22 Uhr 30: Stadtpark. Nahe dem Eingang leuchtet eine silbrige Plane. Aus dem Plastik ragt ein blonder Zopf: Maria ist gerade mit ihrer Frauenzeitschrift fertig geworden und freut sich auf Nachschub. Ihr gesamtes Hab und Gut hat sie auf zwei Parkbänken untergebracht. Für die Sozialarbeiterin ist die 38jährige ein besonders tragischer Fall: "Die letzte Sachwalterin hat nicht zu ihren Gunsten gearbeitet." Der Antrag auf eine Sozialwohnung habe einfach zu lang gedauert. Jetzt hat Maria zwar eine Wohnung, aber den Willen verloren, ihre Situation zu ändern. "Man gewöhnt sich an alles", weiß Susi. "Auch an die Ratten."

23 Uhr: Karlsplatz. Endstation. Ein Kolporteur packt seine Ladenhüter ein.
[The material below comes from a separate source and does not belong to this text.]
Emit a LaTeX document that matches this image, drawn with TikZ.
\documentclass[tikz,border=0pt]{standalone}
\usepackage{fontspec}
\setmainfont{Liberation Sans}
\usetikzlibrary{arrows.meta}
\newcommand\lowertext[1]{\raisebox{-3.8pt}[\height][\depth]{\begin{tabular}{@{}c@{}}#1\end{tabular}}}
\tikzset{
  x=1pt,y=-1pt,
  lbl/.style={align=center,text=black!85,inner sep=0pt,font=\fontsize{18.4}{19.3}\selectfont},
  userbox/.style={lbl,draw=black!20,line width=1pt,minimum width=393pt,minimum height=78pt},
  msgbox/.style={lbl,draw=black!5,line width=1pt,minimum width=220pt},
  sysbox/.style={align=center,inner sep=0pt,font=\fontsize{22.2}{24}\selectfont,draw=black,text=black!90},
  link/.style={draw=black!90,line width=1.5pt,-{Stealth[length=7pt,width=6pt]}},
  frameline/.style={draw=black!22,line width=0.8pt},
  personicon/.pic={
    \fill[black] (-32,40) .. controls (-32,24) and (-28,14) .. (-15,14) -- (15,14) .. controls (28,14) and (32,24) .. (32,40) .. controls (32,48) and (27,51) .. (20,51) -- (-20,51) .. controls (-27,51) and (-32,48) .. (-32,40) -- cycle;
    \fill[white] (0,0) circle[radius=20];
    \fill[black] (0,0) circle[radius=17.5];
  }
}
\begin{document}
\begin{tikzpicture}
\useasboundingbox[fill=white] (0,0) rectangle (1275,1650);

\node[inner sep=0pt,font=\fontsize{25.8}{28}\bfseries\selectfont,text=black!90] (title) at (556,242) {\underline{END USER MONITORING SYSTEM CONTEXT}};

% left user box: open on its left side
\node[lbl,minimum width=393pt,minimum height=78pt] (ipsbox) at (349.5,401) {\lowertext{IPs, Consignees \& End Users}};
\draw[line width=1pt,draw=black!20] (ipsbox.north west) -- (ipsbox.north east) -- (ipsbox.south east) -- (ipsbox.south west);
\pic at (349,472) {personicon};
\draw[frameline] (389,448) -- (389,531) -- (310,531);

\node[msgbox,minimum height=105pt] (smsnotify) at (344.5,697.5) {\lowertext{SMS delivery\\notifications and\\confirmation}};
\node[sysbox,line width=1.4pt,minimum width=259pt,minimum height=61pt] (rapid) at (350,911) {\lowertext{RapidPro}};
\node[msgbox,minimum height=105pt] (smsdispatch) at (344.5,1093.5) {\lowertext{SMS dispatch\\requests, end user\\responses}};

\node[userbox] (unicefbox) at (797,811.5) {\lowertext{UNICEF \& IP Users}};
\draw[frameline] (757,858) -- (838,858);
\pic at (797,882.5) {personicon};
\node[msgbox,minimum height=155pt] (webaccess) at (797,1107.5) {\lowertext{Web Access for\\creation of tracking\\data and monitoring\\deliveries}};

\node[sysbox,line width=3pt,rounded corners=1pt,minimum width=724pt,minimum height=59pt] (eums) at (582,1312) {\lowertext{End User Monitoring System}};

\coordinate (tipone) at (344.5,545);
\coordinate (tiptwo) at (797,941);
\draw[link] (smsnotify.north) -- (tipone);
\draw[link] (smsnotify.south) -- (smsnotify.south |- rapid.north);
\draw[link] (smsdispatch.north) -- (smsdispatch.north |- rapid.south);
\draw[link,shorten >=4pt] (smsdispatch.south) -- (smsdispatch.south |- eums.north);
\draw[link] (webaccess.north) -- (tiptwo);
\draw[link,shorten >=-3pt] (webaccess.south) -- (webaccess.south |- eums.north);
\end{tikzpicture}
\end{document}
Vor einer Auslage mit "Münzen zum Sonderpreis" kauert einer auf ausgebreiteten Zeitungen. Neben ihm hüpft Reini von einem Bein aufs andere. Acht Jahre schon ist der 36jährige auf der Straße. Seit er von den Drogen weg ist, nimmt er Methadon, den fehlenden Kick ersetzt er durch Alkohol. An manchen Tagen trinkt Reini eine Flasche Rum.

Am Durchgang Richtung U4 hat sich Frau Lanz schon für's Schlafen zugedeckt - wir sind spät dran. Auch sie hat eine Wohnung. "Aber dort fühlt sie sich so allein und hat Angst, dass jemand einen Schlüssel hat und hereinkann." Da liegt Frau Lanz lieber am Karlsplatz, zumindest bis zum Winter.
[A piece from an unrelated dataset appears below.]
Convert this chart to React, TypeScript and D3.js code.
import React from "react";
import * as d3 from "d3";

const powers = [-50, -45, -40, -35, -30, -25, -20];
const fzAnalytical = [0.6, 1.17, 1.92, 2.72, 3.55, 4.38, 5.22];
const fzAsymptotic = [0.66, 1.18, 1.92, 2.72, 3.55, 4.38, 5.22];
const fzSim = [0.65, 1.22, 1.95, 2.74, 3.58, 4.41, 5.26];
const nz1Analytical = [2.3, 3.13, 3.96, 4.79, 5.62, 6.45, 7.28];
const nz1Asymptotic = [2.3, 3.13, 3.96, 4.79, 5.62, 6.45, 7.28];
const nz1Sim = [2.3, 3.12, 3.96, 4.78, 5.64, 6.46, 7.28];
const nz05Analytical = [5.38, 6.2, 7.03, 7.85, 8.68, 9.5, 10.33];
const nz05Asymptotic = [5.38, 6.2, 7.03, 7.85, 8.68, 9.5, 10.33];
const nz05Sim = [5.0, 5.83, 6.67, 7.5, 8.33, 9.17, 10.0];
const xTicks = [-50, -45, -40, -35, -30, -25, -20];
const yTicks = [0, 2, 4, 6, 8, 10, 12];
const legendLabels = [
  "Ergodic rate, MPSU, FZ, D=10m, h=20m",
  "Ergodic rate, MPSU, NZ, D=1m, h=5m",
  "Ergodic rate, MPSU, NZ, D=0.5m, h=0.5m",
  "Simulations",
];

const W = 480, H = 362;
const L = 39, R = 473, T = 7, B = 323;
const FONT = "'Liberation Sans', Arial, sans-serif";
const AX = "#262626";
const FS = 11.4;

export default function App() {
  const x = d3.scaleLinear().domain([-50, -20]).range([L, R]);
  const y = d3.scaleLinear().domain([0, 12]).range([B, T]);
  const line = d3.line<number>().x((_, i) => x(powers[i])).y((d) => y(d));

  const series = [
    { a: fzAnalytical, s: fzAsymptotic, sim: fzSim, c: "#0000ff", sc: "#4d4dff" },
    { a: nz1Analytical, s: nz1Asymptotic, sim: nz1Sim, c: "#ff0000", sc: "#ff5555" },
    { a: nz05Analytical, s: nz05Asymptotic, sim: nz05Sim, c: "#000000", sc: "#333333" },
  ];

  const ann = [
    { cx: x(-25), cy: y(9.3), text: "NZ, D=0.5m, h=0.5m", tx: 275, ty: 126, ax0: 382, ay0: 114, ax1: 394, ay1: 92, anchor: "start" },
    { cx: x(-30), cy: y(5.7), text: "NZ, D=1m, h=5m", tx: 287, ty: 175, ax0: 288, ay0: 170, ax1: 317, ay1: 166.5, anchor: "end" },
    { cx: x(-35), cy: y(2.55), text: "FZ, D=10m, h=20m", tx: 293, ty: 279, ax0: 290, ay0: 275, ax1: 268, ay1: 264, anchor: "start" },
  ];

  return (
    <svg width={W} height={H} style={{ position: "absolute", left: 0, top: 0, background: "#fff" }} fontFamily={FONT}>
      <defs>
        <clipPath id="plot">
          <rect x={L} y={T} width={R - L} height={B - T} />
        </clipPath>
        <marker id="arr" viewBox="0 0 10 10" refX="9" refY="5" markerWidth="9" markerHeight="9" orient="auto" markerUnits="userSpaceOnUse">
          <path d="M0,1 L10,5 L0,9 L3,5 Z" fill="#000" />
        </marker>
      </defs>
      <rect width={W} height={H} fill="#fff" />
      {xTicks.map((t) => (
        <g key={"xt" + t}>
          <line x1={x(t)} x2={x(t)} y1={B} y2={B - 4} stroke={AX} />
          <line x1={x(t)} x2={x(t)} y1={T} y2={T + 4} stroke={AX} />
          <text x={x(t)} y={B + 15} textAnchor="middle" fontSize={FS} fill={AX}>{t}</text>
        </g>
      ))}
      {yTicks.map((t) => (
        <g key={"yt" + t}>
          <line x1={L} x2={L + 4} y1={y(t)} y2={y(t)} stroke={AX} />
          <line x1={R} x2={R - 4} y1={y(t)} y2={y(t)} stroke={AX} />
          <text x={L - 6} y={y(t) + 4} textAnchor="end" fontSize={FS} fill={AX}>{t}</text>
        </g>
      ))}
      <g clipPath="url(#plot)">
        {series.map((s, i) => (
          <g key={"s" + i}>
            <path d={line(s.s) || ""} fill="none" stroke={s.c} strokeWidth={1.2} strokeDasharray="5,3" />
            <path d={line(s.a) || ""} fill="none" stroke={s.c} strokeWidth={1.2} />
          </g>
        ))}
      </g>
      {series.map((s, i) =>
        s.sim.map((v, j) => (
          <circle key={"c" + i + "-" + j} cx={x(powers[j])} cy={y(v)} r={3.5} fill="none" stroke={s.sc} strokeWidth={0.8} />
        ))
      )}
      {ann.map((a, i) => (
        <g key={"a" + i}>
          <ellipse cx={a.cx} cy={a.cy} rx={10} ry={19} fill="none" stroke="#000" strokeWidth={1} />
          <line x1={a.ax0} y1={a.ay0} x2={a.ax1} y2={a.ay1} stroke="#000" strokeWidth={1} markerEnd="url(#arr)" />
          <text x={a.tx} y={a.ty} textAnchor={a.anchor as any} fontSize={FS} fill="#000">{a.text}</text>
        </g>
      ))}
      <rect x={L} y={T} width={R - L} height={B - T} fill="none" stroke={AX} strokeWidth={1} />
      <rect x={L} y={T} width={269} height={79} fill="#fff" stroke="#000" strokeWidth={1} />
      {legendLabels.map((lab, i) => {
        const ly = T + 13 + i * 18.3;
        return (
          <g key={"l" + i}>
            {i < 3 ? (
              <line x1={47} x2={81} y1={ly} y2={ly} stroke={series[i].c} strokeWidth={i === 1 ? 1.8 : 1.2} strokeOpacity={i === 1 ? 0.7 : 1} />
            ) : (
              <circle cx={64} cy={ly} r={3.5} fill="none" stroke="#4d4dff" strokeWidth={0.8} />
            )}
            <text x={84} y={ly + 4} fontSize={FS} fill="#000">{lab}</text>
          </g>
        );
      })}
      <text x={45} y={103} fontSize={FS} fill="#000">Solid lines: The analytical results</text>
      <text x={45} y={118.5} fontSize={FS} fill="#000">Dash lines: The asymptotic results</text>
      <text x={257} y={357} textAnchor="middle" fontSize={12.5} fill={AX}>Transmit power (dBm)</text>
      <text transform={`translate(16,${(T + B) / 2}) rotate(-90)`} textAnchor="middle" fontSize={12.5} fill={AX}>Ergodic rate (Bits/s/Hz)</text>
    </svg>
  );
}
0 Uhr 10: Susi bespricht im Auto ihr Diktiergerät. Jetzt nur noch schnell das Protokoll schreiben, und dann ab nach Hause. Ein typischer Abend sei es gewesen, resümiert sie. Doch nein, "die Maria hat so viel geredet, und der Hans ist mitgefahren in die Gruft". Das war schon außergewöhnlich.